Un nouveau matériau conserve une propriété magnétique particulière même à température ambiante
Un nouveau matériau pourrait servir de base aux futures mémoires informatiques, car il permettrait de réduire nettement les besoins en énergie dans le domaine du stockage de données par rapport aux disques durs actuels. Ce matériau fait partie de la classe dite des multiferroïques magnétoélectriques. Leur signe distinctif: dans ces matériaux, les propriétés magnétiques et électriques sont couplées. Ce couplage pourrait permettre d’écrire des bits magnétiques au moyen de champs électriques économes en énergie. On s’attend donc depuis plusieurs années à ce qu’à l’avenir, cette classe de matériaux puisse servir de base aux dispositifs de sauvegarde de données. L’avantage du matériau multiferroïque nouvellement développé est le suivant: la propriété magnétique nécessaire est conservée à température ambiante, et pas seulement – comme c’était le cas de la plupart des multiferroïques magnétoélectriques développés jusqu’ici – à une température très basse, typiquement de moins 200 degrés Celsius. Les chercheurs du PSI ont publié leurs nouveaux résultats dans la revue spécialisée Nature Communications.
Des chercheurs au PSI ont conçu un nouveau matériau qui présente un important potentiel pour les dispositifs de sauvegarde de l’avenir. Il s’agit d’un matériau dit multiferroïque magnétoélectrique, dont la nouveauté décisive réside dans sa capacité à conserver une propriété magnétique indispensable même à température ambiante, ce qui le rend utilisable au quotidien.
Les matériaux multiferroïques magnétoélectriques sont extrêmement rares. Dans ces matériaux, les propriétés magnétiques et électriques sont couplées l’une à l’autre. Il suffit donc d’appliquer un champ électrique pour contrôler les propriétés magnétiques du matériau. Or il est plus simple et moins énergivore de produire des champs électriques que des champs magnétiques. Lorsqu’on applique un champ électrique à un multiferroïque magnétoélectrique, on agit directement sur les propriétés électriques du matériau, explique Marisa Medarde, qui a dirigé la nouvelle étude. Par le biais du couplage magnétoélectrique, on obtient ensuite encore une modification des propriétés magnétiques.

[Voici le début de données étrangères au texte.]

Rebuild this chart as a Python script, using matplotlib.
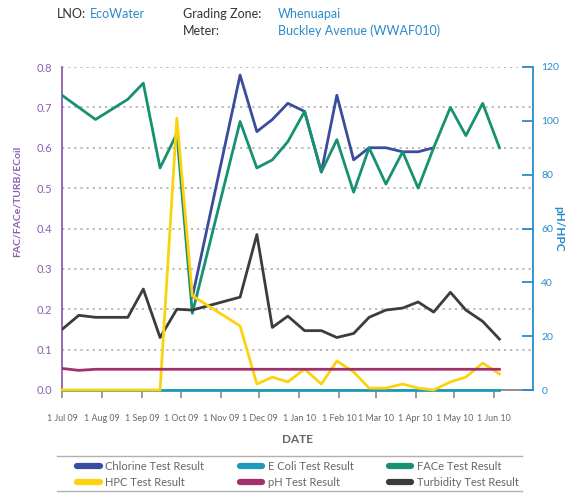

Sauvegarder des données, économiser de l’énergie
Les disques durs informatiques d’aujourd’hui sauvegardent les données sous forme de bits magnétiques, qui sont écrits par application d’un champ magnétique. En comparaison, les dispositifs de sauvegarde basés sur des multiferroïques présenteraient certains avantages: l’enregistrement magnétique des données et leur lecture se feraient par application d’une tension électrique, ce qui nécessiterait nettement moins d’énergie; les appareils produiraient aussi moins de chaleur et auraient moins besoin d’être refroidis par des ventilateurs ou par des appareils de climatisation. Etant donné les milliards de kilowattheures d’énergie consommés dans le cloud computing, les économies dans ce domaine revêtent une grande importance.
Dans presque tous les matériaux, le magnétisme – tel qu’il est présent par exemple dans le fer – et la ferroélectricité – une propriété électrique particulière de certains matériaux – s’excluent mutuellement. Les matériaux multiferroïques forment une exception: ils sont aussi bien magnétiques que ferroélectriques; par ailleurs, ces deux propriétés sont couplées l’une à l’autre. Toutefois, presque tous les matériaux que l’on avait réussi à créer jusqu’ici présentaient un comportement multiferroïque uniquement à des températures très basses, typiquement de moins 200 degrés Celsius. Le nouveau matériau du PSI est donc une nouveauté.
Recette, fabrication et analyses au PSI
Les chercheurs ont réussi à obtenir leur nouveau matériau en élaborant sur mesure aussi bien sa composition chimique que le processus précis de fabrication. Au final, le matériau avec la formule chimique YBaCuFeO5 s’est révélé le plus approprié et présente les meilleures propriétés lorsqu’il est chauffé à haute température avant d’être brutalement refroidi. A hautes températures, les atomes sont arrangés d’une manière qui sert nos objectifs, explique Marisa Medarde. Le refroidissement brutal congèle pour ainsi dire cet arrangement.
Cette méthode du refroidissement brutal est surtout connue dans la fabrication des métaux durs et est utilisée depuis des siècles, par exemple pour durcir les épées d’acier. Mais les chercheurs du PSI ont recouru à des températures beaucoup plus extrêmes: ils ont commencé par chauffer leur matériau à 1000 degrés Celsius avant de le refroidir, d’un seul coup, à moins 200 degrés Celsius. Une fois retiré de son bain froid, le matériau conserve ses propriétés magnétiques particulières à température ambiante et même un peu en dessus.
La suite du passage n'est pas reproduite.